M-dwarf stars provide very favourable conditions to find habitable worlds beyond our solar system. The estimation of the fundamental parameters of the transiting exoplanets rely on the accuracy of the theoretical predictions for radius and effective temperature of the host M-dwarf, hence the importance of multiple empirical tests of very low-mass star (VLM) models, the theoretical counterpart of M-dwarfs. Recent determinations of mass, radius and effective temperature of a sample of M-dwarfs of known metallicity have disclosed a supposed discontinuity in the effective temperature-radius diagram corresponding to a stellar mass of about 0.2Mo, that has been ascribed to the transition from partially convective to fully convective stars.

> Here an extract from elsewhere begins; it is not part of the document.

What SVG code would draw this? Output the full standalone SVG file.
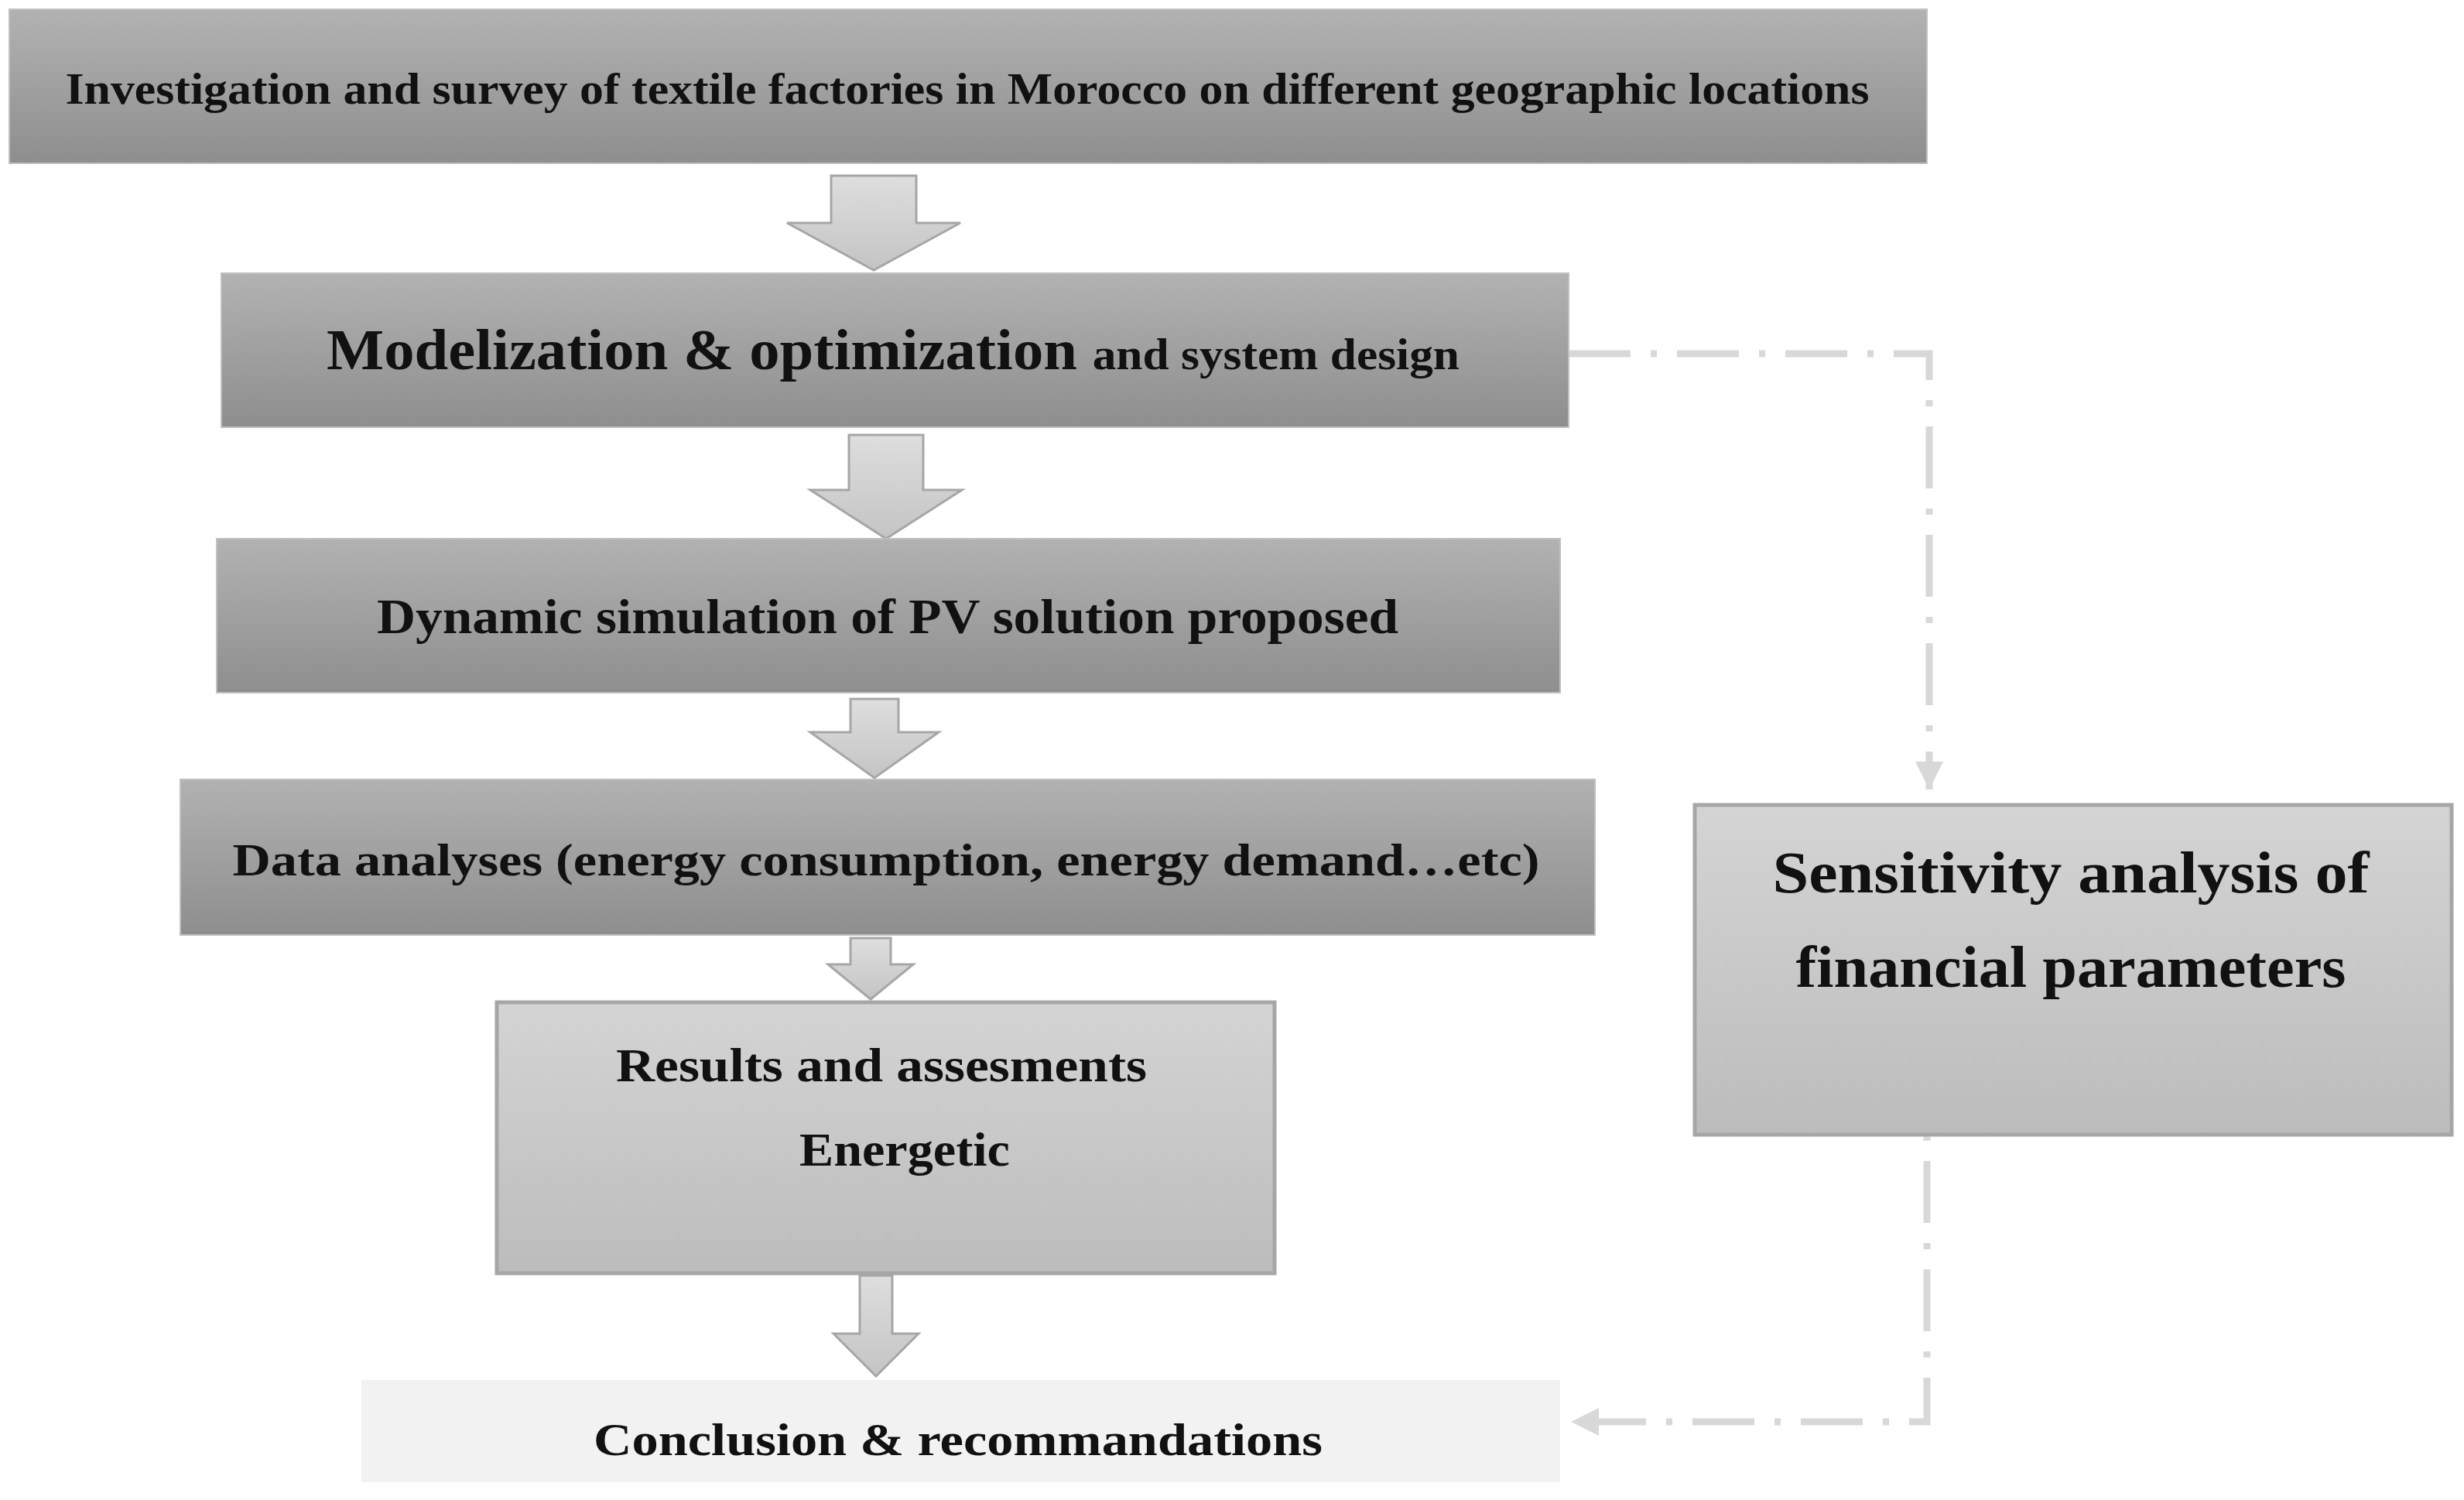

In this paper we compare existing VLM models to these observations, and find that theory does not predict any discontinuity at around 0.2Mo, rather a smooth change of slope of the effective temperature-radius relationship around this mass value. The appearance of a discontinuity 5is due to naively fitting the empirical data with linear segments. Also, its origin is unrelated to the transition to fully convective structures. We find that this feature is instead an empirical signature for the transition to a regime where electron degeneracy provides an important contribution to the stellar EOS, and constitutes an additional test of the consistency of the theoretical framework for VLM models.